Bay Area Reluctantly Warms Up to On-Ramp Metering

With increasing congestion and freeways built out just about as far as they can go, transportation planners in the San Francisco Bay Area are considering plans to put on-ramp metering lights on many of the area's most congested stretches of freeway.

1 minute read

March 6, 2008, 5:00 AM PST

By Nate Berg


"In an age when building or widening freeways isn't possible or is prohibitively expensive, ramp metering lights are increasingly seen as the path to relieving traffic congestion."

"That's especially true on the Bay Area's most-congested stretch of freeway, Interstate 80 from Hercules to the Bay Bridge Toll Plaza.

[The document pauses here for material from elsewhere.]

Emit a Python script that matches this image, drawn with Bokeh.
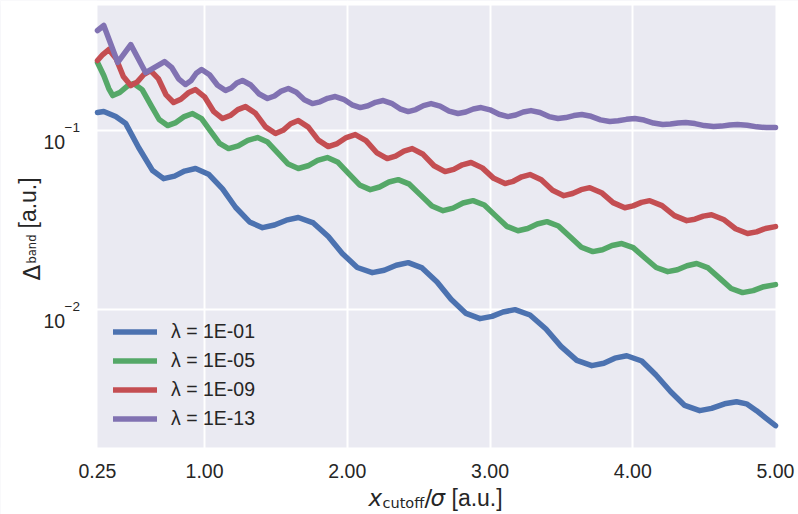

Traffic engineers are planning to make the on-again, off-again traffic signals the linchpin of an $88 million plan to squeeze the maximum efficiency out of the interstate, which can't be widened without destroying the swath of civilization built up against its noise barriers."

"But even 45 years after the first ramp metering was tested by police officers waving traffic onto Chicago's Eisenhower Expressway, some Bay Area officials are still skittish about impeding freeway access."

"'It's been kind of an uphill struggle in the Bay Area,' said Albert Yee, director of Highway and Arterial Operations for the Metropolitan Transportation Commission. While the commission is attempting to promote and finance a $600 million area-wide system favoring more metering lights to help move traffic more efficiently, some officials in Contra Costa have resisted the effort."